SOLUTION: Naturally, I'd recommend only using printable coupons from a reputable company, like Coupon Sherpa. Look for a UPS code and expiration date as all coupons must contain this information. For more advice, check out our blog post "52 Places to Find Coupons" and heed the various warnings.
6. The Grandparent Hustle
PROBLEM: I've only noticed this con popping up in the last six months, but apparently it's been making the rounds for awhile. Con artists contact consumers via email or by phone claiming to be a relative or friend in an emergency situation and ask them to wire money. For example, they might claim to have been robbed in a foreign airport and don't have a ticket, credit card or cash. They'll request you send them money, but offer few details and won't answer your questions.

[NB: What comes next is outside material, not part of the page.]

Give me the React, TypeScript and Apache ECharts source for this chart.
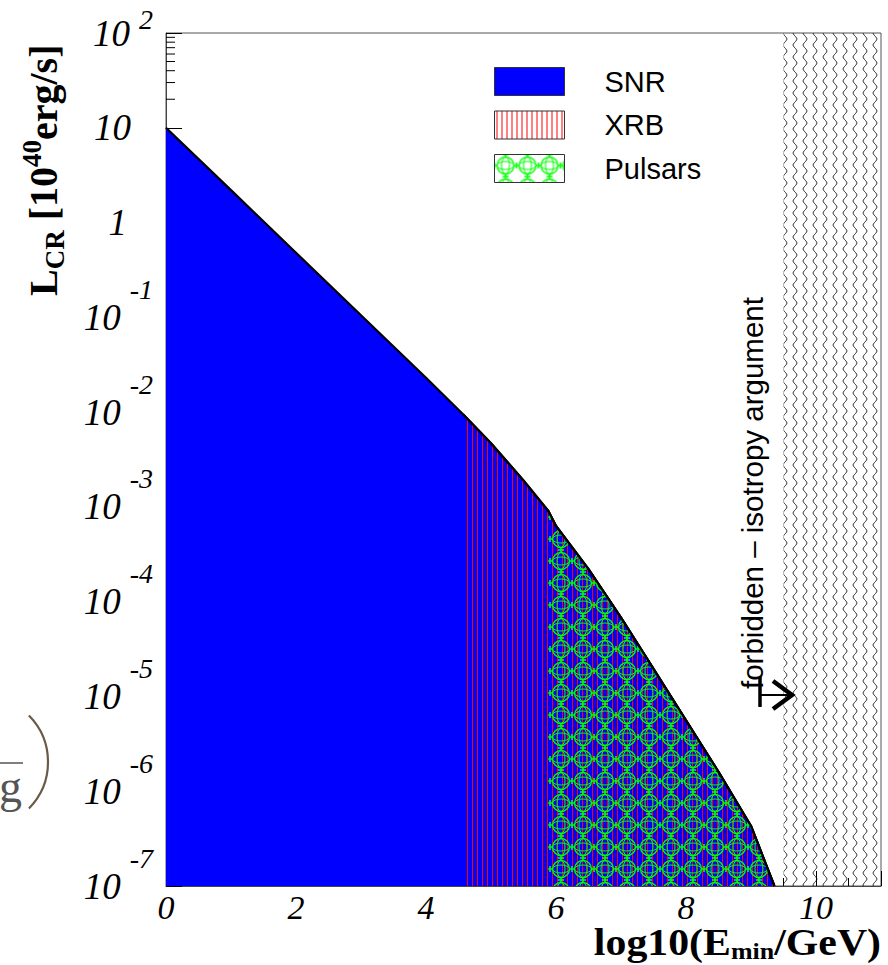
import React, { useEffect, useRef } from 'react';
import * as echarts from 'echarts';

// ---- data ----
const energyLog = [0, 1, 2, 3, 4, 4.57, 5, 5.5, 5.88, 6, 6.5, 7, 7.5, 8, 8.5, 9, 9.36];
const luminosity = [10, 2.2, 0.48, 0.105, 0.023, 0.0095, 0.0047, 0.0019, 0.00091, 0.00063, 0.00022, 0.000068, 0.0000195, 0.0000056, 0.0000016, 0.00000043, 0.0000001];
const seriesNames = ['SNR', 'XRB', 'Pulsars'];
const xrbStart = 4.57;
const pulsarStart = 5.88;
const forbiddenRange = [9.5, 11];
const xRange = [0, 11];
const yRange = [1e-7, 100];
const yMinorTicks = [20, 30, 40, 50, 60, 70, 80, 90];
const forbiddenLabel = 'forbidden – isotropy argument';

const SERIF = '"Liberation Serif", "Times New Roman", serif';
const SANS = '"Liberation Sans", Arial, sans-serif';

function makeCanvas(w: number, h: number, draw: (ctx: CanvasRenderingContext2D) => void) {
  const c = document.createElement('canvas');
  c.width = w;
  c.height = h;
  const ctx = c.getContext('2d')!;
  draw(ctx);
  return c;
}
function pattern(c: HTMLCanvasElement) {
  return { image: c, repeat: 'repeat', imageWidth: c.width, imageHeight: c.height } as any;
}

export default function App() {
  const ref = useRef<HTMLDivElement>(null);
  useEffect(() => {
    document.body.style.margin = '0';
    const chart = echarts.init(ref.current!, null, { renderer: 'svg' });

    const redLines = makeCanvas(5, 4, (ctx) => {
      ctx.fillStyle = '#ff0000';
      ctx.fillRect(2, 0, 1, 4);
    });
    const pulsarTile = makeCanvas(22, 22, (ctx) => {
      ctx.strokeStyle = '#00ff00';
      ctx.lineWidth = 1.3;
      ctx.beginPath(); ctx.arc(11, 11, 8.5, 0, Math.PI * 2); ctx.stroke();
      ctx.lineWidth = 1;
      ctx.beginPath(); ctx.ellipse(11, 11, 4, 8.5, 0, 0, Math.PI * 2); ctx.stroke();
      ctx.beginPath(); ctx.ellipse(11, 11, 8.5, 4, 0, 0, Math.PI * 2); ctx.stroke();
      ctx.lineWidth = 1.6;
      for (const [cx, cy] of [[0, 11], [22, 11], [11, 0], [11, 22]]) {
        ctx.beginPath();
        ctx.moveTo(cx - 3, cy); ctx.lineTo(cx + 3, cy);
        ctx.moveTo(cx, cy - 3); ctx.lineTo(cx, cy + 3);
        ctx.stroke();
      }
    });
    const wavy = makeCanvas(10, 12, (ctx) => {
      ctx.strokeStyle = '#000';
      ctx.lineWidth = 1;
      ctx.beginPath();
      for (let i = 0; i <= 48; i++) {
        const y = i * 0.25;
        const x = 5 + 1.8 * Math.sin((2 * Math.PI * y) / 12);
        if (i === 0) ctx.moveTo(x, y); else ctx.lineTo(x, y);
      }
      ctx.stroke();
    });

    const blue = '#0000ff';
    const xrbFill = pattern(redLines);
    const pulsarFill = pattern(pulsarTile);
    const wavyFill = pattern(wavy);

    const curve = energyLog.map((x, i) => [x, luminosity[i]]);
    const xrbCurve = curve.filter((p) => p[0] >= xrbStart);
    const pulsarCurve = curve.filter((p) => p[0] >= pulsarStart);

    const lineStyle = { color: '#000', width: 2.2 };
    const baseText = { fontFamily: SERIF, fontStyle: 'italic', fontWeight: 'normal', fontSize: 37, color: '#000' };
    const expText = { fontFamily: SERIF, fontStyle: 'italic', fontWeight: 'normal', fontSize: 28, lineHeight: 28, color: '#000', verticalAlign: 'top' };

    const option: any = {
      animation: false,
      backgroundColor: '#fff',
      grid: {
        left: 166, right: 7, top: 33, bottom: 79,
        show: true, borderColor: '#555', borderWidth: 1,
        containLabel: false, outerBoundsMode: 'none',
      },
      legend: {
        orient: 'vertical',
        left: 489, top: 62,
        itemWidth: 70, itemHeight: 28, itemGap: 14.5,
        icon: 'rect',
        selectedMode: false,
        textStyle: { fontFamily: SANS, fontSize: 29, color: '#000', padding: [0, 0, 0, 35] },
        data: [
          { name: seriesNames[0], itemStyle: { color: blue, borderColor: '#333', borderWidth: 1 } },
          { name: seriesNames[1], itemStyle: { color: xrbFill, borderColor: '#333', borderWidth: 1 } },
          { name: seriesNames[2], itemStyle: { color: pulsarFill, borderColor: '#333', borderWidth: 1 } },
        ],
      },
      xAxis: {
        type: 'value', min: xRange[0], max: xRange[1], interval: 2,
        axisLine: { show: true, onZero: false, lineStyle: { color: '#444', width: 1 } },
        axisTick: { show: true, inside: true, length: 15, lineStyle: { color: '#000', width: 1 } },
        minorTick: { show: true, splitNumber: 4, length: 8, lineStyle: { color: '#000', width: 1 } },
        splitLine: { show: false },
        axisLabel: {
          margin: 8, showMaxLabel: false,
          fontFamily: SERIF, fontStyle: 'italic', fontSize: 34, lineHeight: 26, color: '#000',
        },
      },
      yAxis: {
        type: 'log', logBase: 10, min: yRange[0], max: yRange[1],
        axisLine: { show: true, lineStyle: { color: '#444', width: 1 } },
        axisTick: { show: true, inside: true, length: 16, lineStyle: { color: '#000', width: 1 } },
        splitLine: { show: false },
        axisLabel: {
          margin: 13,
          fontFamily: SERIF, fontStyle: 'italic', fontSize: 37, color: '#000',
          formatter: (v: number) => {
            const e = Math.round(Math.log10(v));
            if (e === 1) return '{ten|10}';
            if (e === 0) return '{one|1}';
            return e > 0 ? `{bp|10}{ep|${e}}` : `{bn|10}{en|${e}}`;
          },
          rich: {
            ten: { ...baseText, lineHeight: 37, padding: [0, 22, 0, 0] },
            one: { ...baseText, lineHeight: 37, padding: [0, 26, 0, 0] },
            bp: { ...baseText, lineHeight: 56 },
            ep: { ...expText, padding: [0, 0, 0, 9] },
            bn: { ...baseText, lineHeight: 84 },
            en: { ...expText, padding: [0, 0, 0, 9] },
          },
        },
      },
      series: [
        {
          type: 'custom',
          name: 'minor ticks',
          silent: true,
          data: yMinorTicks.map((v) => [xRange[0], v]),
          renderItem: (params: any, api: any) => {
            const p = api.coord([api.value(0), api.value(1)]);
            return {
              type: 'line',
              shape: { x1: p[0], y1: p[1], x2: p[0] + 9, y2: p[1] },
              style: { stroke: '#000', lineWidth: 1 },
            };
          },
          z: 1,
        },
        {
          name: seriesNames[0],
          type: 'line',
          data: curve,
          symbol: 'none',
          showSymbol: false,
          lineStyle,
          itemStyle: { color: blue },
          areaStyle: { color: blue, opacity: 1, origin: yRange[0] },
          markArea: {
            silent: true,
            itemStyle: { color: wavyFill, opacity: 1, borderWidth: 0 },
            data: [[{ xAxis: forbiddenRange[0] }, { xAxis: forbiddenRange[1] }]],
          },
          z: 2,
        },
        {
          name: seriesNames[1],
          type: 'line',
          data: xrbCurve,
          symbol: 'none',
          showSymbol: false,
          lineStyle,
          itemStyle: { color: '#ff0000' },
          areaStyle: { color: xrbFill, opacity: 1, origin: yRange[0] },
          z: 3,
        },
        {
          name: seriesNames[2],
          type: 'line',
          data: pulsarCurve,
          symbol: 'none',
          showSymbol: false,
          lineStyle,
          itemStyle: { color: '#00ff00' },
          areaStyle: { color: pulsarFill, opacity: 1, origin: yRange[0] },
          z: 4,
        },
      ],
      graphic: [
        {
          type: 'text', x: 43, y: 296, rotation: Math.PI / 2, silent: true,
          style: {
            text: '{b|L}{s|CR}{b| [10}{p|40}{b|erg/s]}',
            align: 'left', verticalAlign: 'middle',
            rich: {
              b: { fontFamily: SERIF, fontWeight: 'bold', fontSize: 40, lineHeight: 50, fill: '#000' },
              s: { fontFamily: SERIF, fontWeight: 'bold', fontSize: 27, lineHeight: 27, verticalAlign: 'bottom', fill: '#000' },
              p: { fontFamily: SERIF, fontWeight: 'bold', fontSize: 27, lineHeight: 38, verticalAlign: 'top', fill: '#000' },
            },
          },
        },
        {
          type: 'text', x: 881, y: 924, scaleX: 1.13, silent: true,
          style: {
            text: '{b|log10(E}{s|min}{b|/GeV)}',
            align: 'right', verticalAlign: 'top',
            rich: {
              b: { fontFamily: SERIF, fontWeight: 'bold', fontSize: 37, lineHeight: 37, verticalAlign: 'top', fill: '#000' },
              s: { fontFamily: SERIF, fontWeight: 'bold', fontSize: 23, lineHeight: 18, padding: [16, 0, 0, 0], verticalAlign: 'top', fill: '#000' },
            },
          },
        },
        {
          type: 'text', x: 752, y: 689, rotation: Math.PI / 2, silent: true,
          style: { text: forbiddenLabel, fontFamily: SANS, fontSize: 29.5, fill: '#000', align: 'left', verticalAlign: 'middle' },
        },
        { type: 'line', silent: true, shape: { x1: 760, y1: 677, x2: 760, y2: 707 }, style: { stroke: '#000', lineWidth: 3.5 } },
        { type: 'line', silent: true, shape: { x1: 760, y1: 695, x2: 790, y2: 695 }, style: { stroke: '#000', lineWidth: 2 } },
        { type: 'polyline', silent: true, shape: { points: [[773, 681], [792, 695], [773, 709]] }, style: { stroke: '#000', lineWidth: 4.5, fill: null } },
        // fragment of neighbouring formula at the left edge
        {
          type: 'text', x: -1, y: 809, silent: true,
          style: { text: 'g', fontFamily: SERIF, fontSize: 46, fill: '#555', align: 'left', verticalAlign: 'bottom' },
        },
        { type: 'line', silent: true, shape: { x1: 0, y1: 763, x2: 23, y2: 763 }, style: { stroke: '#555', lineWidth: 1.5 } },
        { type: 'arc', silent: true, shape: { cx: -18, cy: 762, r: 66, startAngle: -0.78, endAngle: 0.78 }, style: { stroke: '#6b5a48', lineWidth: 2.2, fill: null } },
      ],
    };

    chart.setOption(option);
    return () => chart.dispose();
  }, []);
  return <div ref={ref} style={{ width: 888, height: 965 }} />;
}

SOLUTION: Personally check with the relative or friend by calling or emailing them at the contact information you have on record. Ask them a personal question for which only they would know the answer, like where you last went out to dinner together. If they refuse to answer questions, they get no money. Common sense helps, as well. You likely know if your grandmother actually traveled to London.
7. Tax-related Schemes
PROBLEM: Consumers are receiving seemingly official letters and emails offering assistance with property-tax adjustments or other tax-related problems. Naturally, they'll help you out for a small fee.
SOLUTION: The government offers assistance in these areas at no charge, so just ignore these entreaties.
For more details, contact your local consumer agency at ConsumerAction.gov/state.